A native San Franciscan, Father Iturbe has been a Marist priest for 43 years, primarily working in university campus ministry and as a parish priest. From 1987-93 he served as vicar-provincial of the San Francisco Province of Marists.
When asked to explain the goals or importance of detention ministry Father Iturbe paraphrased portions of Matthew 25:36-40.
“Let’s go right to the Gospel because that’s what we do as Catholics, right?” he said. “Jesus said that whatever we do for one of the least of our brothers you do for me, and certainly incarcerated people fit that.”
Father Iturbe said that he is there for everyone.
“I’m a Catholic but I’m not just there for Catholics,” he said. Catholic inmates are offered the sacrament of reconciliation, “but anyone can come in and talk to me about anything,” he said.
“We walk with people in what’s going on with them and hopefully in that walking God can operate in their life.
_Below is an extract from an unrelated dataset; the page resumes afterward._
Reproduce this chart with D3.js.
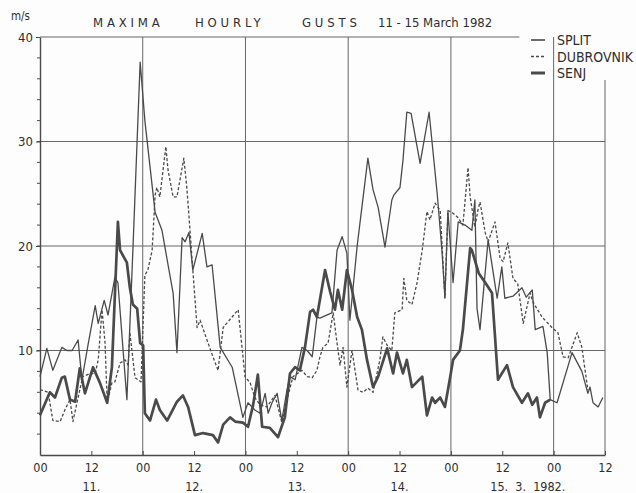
<!DOCTYPE html>
<html>
<head>
<meta charset="utf-8">
<script src="https://cdn.jsdelivr.net/npm/d3@7"></script>
<style>
  body { margin: 0; background: #fdfdfd; }
  svg { display: block; }
  text { font-family: "DejaVu Sans Condensed", "Liberation Sans Narrow", sans-serif; fill: #2e2e2e; }
</style>
</head>
<body>
<svg width="636" height="493"></svg>
<script>
// [hour since 11.3. 00h, gust m/s]
const split = [[0,7.5],[1.6,10.2],[3,8.1],[5.1,10.3],[6.3,10],[7.5,10],[8.9,11],[9.8,7.2],[11.2,10.5],
  [12.9,14.3],[13.6,12.6],[15,14.8],[15.9,13.4],[17.5,17],[18.2,16.5],[20.3,5.3],[21.7,19.6],[23.4,37.6],
  [24.5,32],[25.7,27.6],[26.9,23.2],[28.5,21.5],[29.7,18.7],[31.1,15.5],[32,9.8],[33.2,20.8],[33.9,20.4],
  [34.8,21.3],[35.7,17.7],[37.9,21.2],[39,18],[40.2,18.2],[42.1,10.3],[44.9,8.4],[47.4,3.6],[48.6,5],
  [50.2,4.3],[51.4,4],[52.6,5.9],[53.3,4],[54.2,5],[55.4,5.9],[56.5,3.3],[57.7,6.2],[58.4,7.5],[59.6,7.2],
  [61.2,10.3],[62.4,10],[63.6,9.4],[64.7,13.2],[65.4,13.1],[67.1,13.4],[68.2,13.6],[69.4,19.6],[70.6,20.9],
  [71.7,19.3],[72.4,12.9],[74.1,20],[75.2,23.7],[76.6,28.4],[77.8,25.4],[79,23.7],[80.6,19.9],[82.2,24.4],
  [82.7,24.9],[84.1,25.6],[84.8,28.2],[85.7,32.8],[86.7,32.7],[88.8,27.9],[90.9,32.8],[92.8,25],[93.9,19.6],
  [94.6,15.1],[95.3,23.3],[96.5,16.5],[97.7,22.3],[99.3,22],[100.9,21.5],[101.6,24.4],[102.1,14],[102.8,12],
  [104.7,20.6],[106.8,15],[107.9,18],[108.6,15],[110.5,15.2],[112.6,16],[113.6,15.1],[115,15.8],[115.7,12],
  [117.5,12.3],[118.5,9.8],[119.2,5.3],[120.8,5],[124.3,9.8],[126.6,8],[128,5.9],[128.5,6.5],[129.2,5],
  [130.4,4.6],[131.5,5.5]];

const dubrovnik = [[0,6.2],[0.5,6.2],[1.9,6],[3,3.3],[4.7,3.2],[5.8,4.3],[7,5.3],[7.7,3.2],[8.9,5.5],[10,7.5],
  [11.7,7.8],[12.9,7.8],[13.6,9.1],[14.5,13.9],[15.2,10.7],[15.7,5],[16.8,6.9],[17.5,7],[18.7,8.8],[19.9,9.1],
  [20.6,8.6],[21,11.7],[22.2,7.4],[23.6,7],[24.5,17.2],[25.2,17.7],[26.2,19.6],[26.9,24.9],[27.3,25.6],
  [28,24.7],[29.4,29.5],[29.9,27.3],[31.1,24.7],[32,24.7],[33.6,28.4],[34.3,25.6],[35,21.8],[35.7,17.7],
  [36.7,12.2],[37.4,12.9],[40.4,9.4],[41.6,8.1],[42.8,12.2],[46.3,13.9],[47.9,7.5],[49.1,6.9],[50.2,5.5],
  [51.4,4.8],[53,4.6],[54.9,5.7],[56.5,3.1],[57.7,5.3],[59.1,7.5],[61.2,8.1],[62.4,7.5],[63.6,7.4],[64.7,8.1],
  [65.4,9.4],[66.1,10.3],[67.3,10.7],[68.5,13.6],[69.4,10.7],[70.1,8.6],[70.8,10.3],[71.7,6.5],[72.9,10],
  [74.3,6.2],[75.5,6],[76.6,6.4],[77.8,6],[79.4,9.1],[80.1,11.3],[81.1,10.5],[82.2,10],[82.9,13.6],[84.6,13.9],
  [85,16.9],[85.7,14.8],[86.9,14.4],[88.1,16.5],[89.3,19.6],[90.4,23.3],[91.1,22.5],[92.3,24.1],[93.5,23.4],
  [94.6,15],[95.3,23.4],[96.3,23.2],[97.7,22.7],[98.8,22],[100,27.5],[100.5,24.7],[101.6,21.8],[102.3,23.4],
  [102.8,24.2],[104,21.3],[104.7,20.4],[106.3,22.3],[107.5,18.8],[108.2,18.5],[109.3,20.3],[110.5,16.9],
  [111.6,16.4],[112.9,12.6],[114.5,15.5],[115.2,14.6],[117.3,13.2],[119.6,12.2],[121,11.7],[122.2,9.4],
  [123.4,9.3],[125.5,11.7],[126.6,10.3],[128,6.2]];

const senj = [[0,3.8],[2.3,6],[3.5,5.5],[5.1,7.4],[5.8,7.5],[7,5.3],[8.2,5.1],[9.3,8.3],[10.5,5.9],[12.4,8.4],
  [14,6.9],[15.7,5],[16.8,8.4],[18.2,22.3],[18.7,19.6],[20.3,18.4],[21,16],[21.7,14.4],[22.7,14],[23.4,10.7],
  [24.1,10.5],[24.5,4],[25.7,3.3],[27.1,5.3],[28,4.3],[29.7,3.3],[32,5.1],[33.4,5.7],[34.6,4.6],[36.2,1.9],
  [38.1,2.1],[40.4,1.9],[41.6,1.2],[42.8,2.9],[44.4,3.6],[45.6,3.2],[47.4,3.1],[48.6,2.7],[49.8,4.8],
  [50.9,7.7],[51.9,2.7],[53.7,2.6],[55.6,1.7],[57.2,3.6],[58.4,7.8],[59.6,8.4],[60.7,8.1],[61.9,10.3],
  [63.1,13.7],[63.8,13.9],[64.7,13.2],[66.6,17.7],[67.8,15.6],[68.9,13.9],[69.6,15.8],[70.6,13.9],[71.7,17.7],
  [72.9,15.8],[74.1,13.2],[75.2,12],[76.4,9.1],[77.8,6.5],[79,7.5],[81.1,10.2],[82.5,7.8],[83.4,9.8],[84.8,7.8],
  [85.7,9.1],[86.9,6.5],[89.3,7.5],[90.4,3.8],[91.6,5.5],[92.3,5],[93.5,5.5],[94.6,4.6],[95.8,7.4],[96.5,9.1],
  [98.1,10],[98.8,12],[100.5,19.8],[100.9,19.6],[102.5,17.4],[104,16.5],[105.6,15.5],[107,7.2],[109.1,8.6],
  [110.5,6.5],[112.6,5],[114,5.9],[115,4.8],[116.1,5.5],[116.8,3.6],[118,5],[119.2,5.3]];

const hourTicks = [0, 12, 24, 36, 48, 60, 72, 84, 96, 108, 120, 132];
const dayLabels = ["11.", "12.", "13.", "14.", "15.  3.  1982."];
const dayHours = [12, 36, 60, 84, 108];
const valueTicks = [10, 20, 30, 40];
const titleWords = ["MAXIMA", "HOURLY", "GUSTS"];
const legendNames = ["SPLIT", "DUBROVNIK", "SENJ"];

const svg = d3.select("svg");
const ink = "#4a4a4a";

const x = d3.scaleLinear().domain([0, 132]).range([40, 605]);
const y = d3.scaleLinear().domain([0, 40]).range([455, 37]);

// grid
const grid = svg.append("g").attr("stroke", "#666").attr("stroke-width", 1);
grid.selectAll("line.v")
  .data([24, 48, 72, 96, 120])
  .enter().append("line")
  .attr("x1", d => x(d)).attr("x2", d => x(d))
  .attr("y1", y(40)).attr("y2", y(0));
grid.selectAll("line.h")
  .data([10, 20, 30])
  .enter().append("line")
  .attr("x1", x(0)).attr("x2", x(132))
  .attr("y1", d => y(d)).attr("y2", d => y(d));
// top border stops before the legend, right border starts below it
grid.append("line").attr("x1", x(0)).attr("x2", x(112)).attr("y1", y(40)).attr("y2", y(40));
grid.append("line").attr("x1", x(132)).attr("x2", x(132)).attr("y1", 80).attr("y2", y(0));

// axes
const xAxis = svg.append("g")
  .attr("transform", `translate(0,${y(0)})`)
  .call(d3.axisBottom(x).tickValues(hourTicks)
    .tickFormat(d => d % 24 === 0 ? "00" : "12")
    .tickSizeInner(-4).tickSizeOuter(0).tickPadding(8));
xAxis.select(".domain").attr("stroke", ink).attr("stroke-width", 1.4);
xAxis.selectAll(".tick line").attr("stroke", ink);
xAxis.selectAll("text").attr("font-size", 12.5).attr("fill", "#2e2e2e");

svg.append("g").selectAll("text")
  .data(dayLabels)
  .enter().append("text")
  .attr("x", (d, i) => i < 4 ? x(dayHours[i]) : x(dayHours[i]) - 12)
  .attr("y", 491)
  .attr("text-anchor", (d, i) => i < 4 ? "middle" : "start")
  .attr("font-size", 12.5)
  .style("white-space", "pre")
  .text(d => d);

const yAxis = svg.append("g")
  .attr("transform", `translate(${x(0)},0)`)
  .call(d3.axisLeft(y).tickValues(valueTicks).tickSizeInner(4).tickSizeOuter(0).tickPadding(3));
yAxis.select(".domain").attr("stroke", ink).attr("stroke-width", 1.4);
yAxis.selectAll(".tick line").attr("stroke", ink);
yAxis.selectAll("text").attr("font-size", 13).attr("fill", "#2e2e2e");
svg.append("g").attr("stroke", ink).selectAll("line")
  .data(d3.range(2, 40, 2))
  .enter().append("line")
  .attr("x1", x(0) - 3).attr("x2", x(0))
  .attr("y1", d => y(d)).attr("y2", d => y(d));

svg.append("text").attr("x", 11).attr("y", 20).attr("font-size", 11.5).text("m/s");

// title
const title = svg.append("text").attr("y", 27).attr("font-size", 13);
title.append("tspan").attr("x", 93).attr("letter-spacing", 3.8).text(titleWords[0]);
title.append("tspan").attr("x", 195).attr("letter-spacing", 3.8).text(titleWords[1]);
title.append("tspan").attr("x", 302).attr("letter-spacing", 3.8).text(titleWords[2]);
title.append("tspan").attr("x", 378).text("11 - 15 March 1982");

// series
const line = d3.line().x(d => x(d[0])).y(d => y(d[1]));
const series = [
  { data: split, width: 1.3, dash: null },
  { data: dubrovnik, width: 1.3, dash: "3,2" },
  { data: senj, width: 2.7, dash: null }
];
svg.append("g").selectAll("path")
  .data(series)
  .enter().append("path")
  .attr("d", d => line(d.data))
  .attr("fill", "none")
  .attr("stroke", ink)
  .attr("stroke-width", d => d.width)
  .attr("stroke-dasharray", d => d.dash)
  .attr("stroke-linejoin", "round");

// legend
const legend = svg.append("g").selectAll("g")
  .data(legendNames)
  .enter().append("g")
  .attr("transform", (d, i) => `translate(531,${40 + i * 16.5})`);
legend.append("line")
  .attr("x1", 0).attr("x2", 14)
  .attr("stroke", ink)
  .attr("stroke-width", (d, i) => series[i].width + 0.3)
  .attr("stroke-dasharray", (d, i) => series[i].dash);
legend.append("text")
  .attr("x", 26).attr("y", 5)
  .attr("font-size", 14)
  .text(d => d);
</script>
</body>
</html>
That’s what it’s about, really.”
Incarcerated people “have burned through a lot of their relationships like you burn bridges,” said Father Iturbe, whose ministry may provide them with an opportunity to develop a relationship with God for perhaps the first time in their lives.
“Sometimes we’ve just to have everything knocked out from under us,” he said.
He described an inmate he met with years ago who had killed his estranged wife and her lover in a jealous rage.
“God meant nothing to him,” he said. “God wasn’t in his life, not even close.”
After the crime, all relatives on both sides disowned him and he realized he was truly alone.
“One could say he was almost pushed into looking at his relationship with God hoping for God’s mercy and forgiveness,” Father Iturbe said, and that could be true. But after a few months the priest felt the accused had come to “some kind of understanding that God was with him and that through his mercy he could begin again.”
Father Iturbe asked if such reconciliation is hard to believe.
“Maybe, but on the other hand, the fact of the matter is that he was there praying with me to a God he didn’t know before,” he said. “To me that was a palpable time, when somebody who had “all doors locked” had something open up and he had some kind of hope.”